Postini offers a number of on-demand communications security and compliance solutions and serves more than 35,000 businesses and 10 million users worldwide. Postini’s services include message security, archiving, encryption, and policy enforcement tools which can be used to protect a company’s email, instant messaging, and other web-based communications platforms. Notably Google was already utilizing Postini technology with Gmail; the acquisition would appear to be a case of Google wanting to own a technology it was already using under license.

The acquisition of Postini comes as a surprise following rumors in June that the company was working towards an IPO.

Dave Girouard, Vice President & General Manager, Google Enterprise wrote on the Google Blog of the need for Google to deliver products that support complex business rules, information security mandates, and an array of legal and corporate compliance issues.

We realized that we needed a more complete way to address these information security and compliance issues in order to better support the enterprise community. That’s why we’re excited to share the news that we’ve agreed to acquire Postini, a company that offers security and corporate compliance solutions for email, IM, and other web-based communications. Like Google Apps, Postini’s services are entirely hosted, eliminating the need to install any hardware or software. A leader in its field, Postini serves more than 35,000 businesses and 10 million users, and was one of our first partners for Google Apps. Their email and IM management services include inbound and outbound policy management, spam and virus protection, content filtering, message archiving, encryption, and more. We will continue to support Postini’s customers and we look forward to the possibilities ahead.

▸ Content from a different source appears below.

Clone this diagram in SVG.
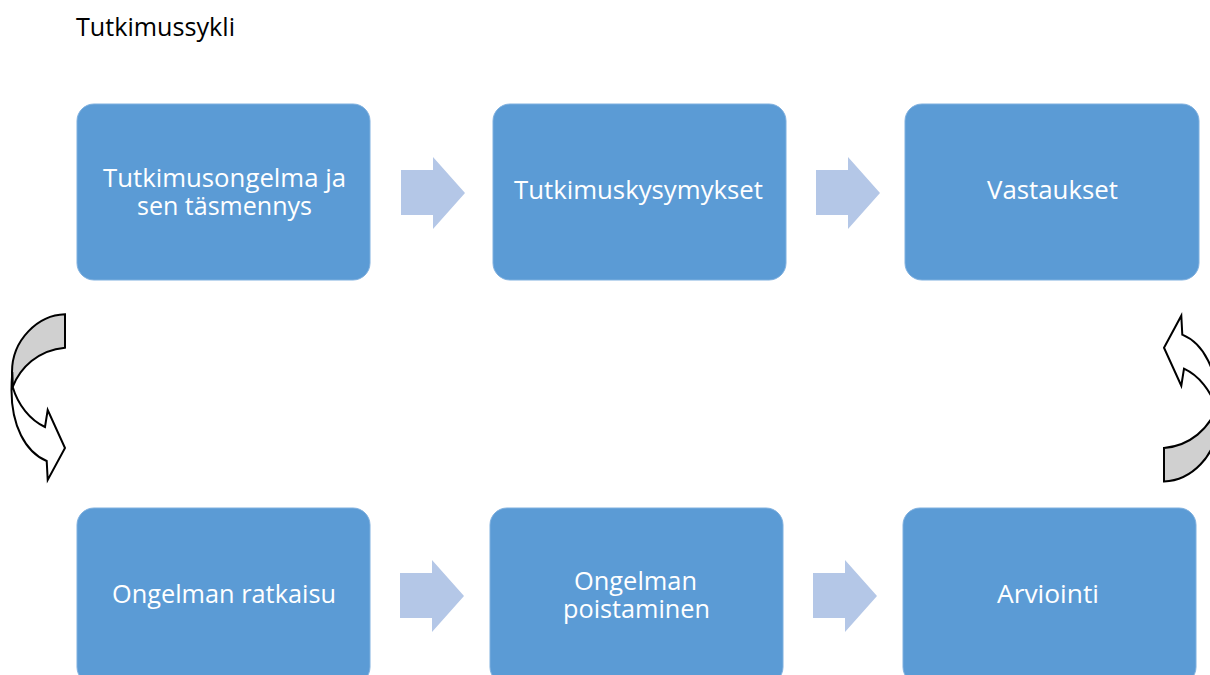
<svg xmlns="http://www.w3.org/2000/svg" width="1210" height="675" viewBox="0 0 1210 675">
  <style>
    .box { fill: #5b9bd5; stroke: #7fb0df; stroke-width: 1; }
    .lbl { font-family: "Open Sans", "Noto Sans", "DejaVu Sans", sans-serif; font-size: 26px; fill: #ffffff; text-anchor: middle; }
    .title { font-family: "Open Sans", "Noto Sans", "DejaVu Sans", sans-serif; font-size: 25px; fill: #000000; }
    .blk { fill: #b4c7e7; }
    .cgray { fill: #d0d0d0; stroke: #000000; stroke-width: 2; stroke-linejoin: miter; }
    .cwhite { fill: #ffffff; stroke: #000000; stroke-width: 2; stroke-linejoin: miter; }
  </style>
  <defs>
    <g id="curved">
      <path class="cgray" d="M65,314.3 C38,315 12,340 12,372 C12,378 12.3,383 12.7,387 C20,368 38,350 65,347.7 Z"/>
      <path class="cwhite" d="M12.7,387 C18,405 30,420 45,427 L47.7,410 L65,448 L47.7,480 L46.7,461 C25,452 11.5,425 11.5,390 C11.5,383 12,376 12.3,372 Z"/>
    </g>
    <polygon id="blockArrow" points="0,13 32,13 32,0 64,36 32,72 32,58 0,58"/>
  </defs>

  <text class="title" x="76" y="36" textLength="159" lengthAdjust="spacingAndGlyphs">Tutkimussykli</text>

  <g id="connectors">
    <use href="#blockArrow" class="blk" x="401" y="157"/>
    <use href="#blockArrow" class="blk" x="816" y="157"/>
    <use href="#blockArrow" class="blk" x="400" y="560"/>
    <use href="#blockArrow" class="blk" x="813" y="560"/>
    <use href="#curved"/>
    <use href="#curved" transform="translate(1229,795.7) scale(-1,-1)"/>
  </g>

  <g id="node-tutkimusongelma">
    <rect class="box" x="77" y="104" width="293" height="176" rx="17"/>
    <text class="lbl" x="224.5" y="187" textLength="243" lengthAdjust="spacingAndGlyphs">Tutkimusongelma ja</text>
    <text class="lbl" x="224.5" y="215" textLength="175" lengthAdjust="spacingAndGlyphs">sen täsmennys</text>
  </g>
  <g id="node-tutkimuskysymykset">
    <rect class="box" x="493" y="104" width="293" height="176" rx="17"/>
    <text class="lbl" x="638.5" y="199" textLength="249" lengthAdjust="spacingAndGlyphs">Tutkimuskysymykset</text>
  </g>
  <g id="node-vastaukset">
    <rect class="box" x="905" y="104" width="294" height="176" rx="17"/>
    <text class="lbl" x="1052.5" y="199" textLength="131" lengthAdjust="spacingAndGlyphs">Vastaukset</text>
  </g>
  <g id="node-ratkaisu">
    <rect class="box" x="77" y="508" width="293" height="176" rx="17"/>
    <text class="lbl" x="224" y="603" textLength="224" lengthAdjust="spacingAndGlyphs">Ongelman ratkaisu</text>
  </g>
  <g id="node-poistaminen">
    <rect class="box" x="490" y="508" width="293" height="176" rx="17"/>
    <text class="lbl" x="635.5" y="590" textLength="123" lengthAdjust="spacingAndGlyphs">Ongelman</text>
    <text class="lbl" x="636.5" y="618" textLength="147" lengthAdjust="spacingAndGlyphs">poistaminen</text>
  </g>
  <g id="node-arviointi">
    <rect class="box" x="903" y="508" width="293" height="176" rx="17"/>
    <text class="lbl" x="1048" y="603" textLength="102" lengthAdjust="spacingAndGlyphs">Arviointi</text>
  </g>
</svg>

The acquisition is expected to be finalized by the end of the third quarter 2007.
[/QUOTE]

Source: http://www.techcrunch.com/

[QUOTE]
We've officially acquired Postini
9/13/2007 03:07:00 PM
Posted by Dave Girouard, Vice President & General Manager, Google Enterprise

As of today, Postini becomes a wholly owned subsidiary of Google, and we couldn’t be happier about it. (Here's the FAQ.) Since July 9, when we announced the agreement to acquire Postini, plenty of businesses have told us how much they respect Postini and how the acquisition makes sense for customers of both companies.
We view this as welcome news, but also a sign of things to come. With the more than 100,000 businesses on Google Apps, 35,000 businesses and more than 10 million users of Postini products, we see great potential on both sides. We're committed to continue to deliver the type of innovative and useful business products our customers have come to expect. And we plan to announce even more product offerings in the very near future. Separately, both companies shared a vision for what the world of hosted applications can become for businesses of all sizes. Together, we look forward to achieving it.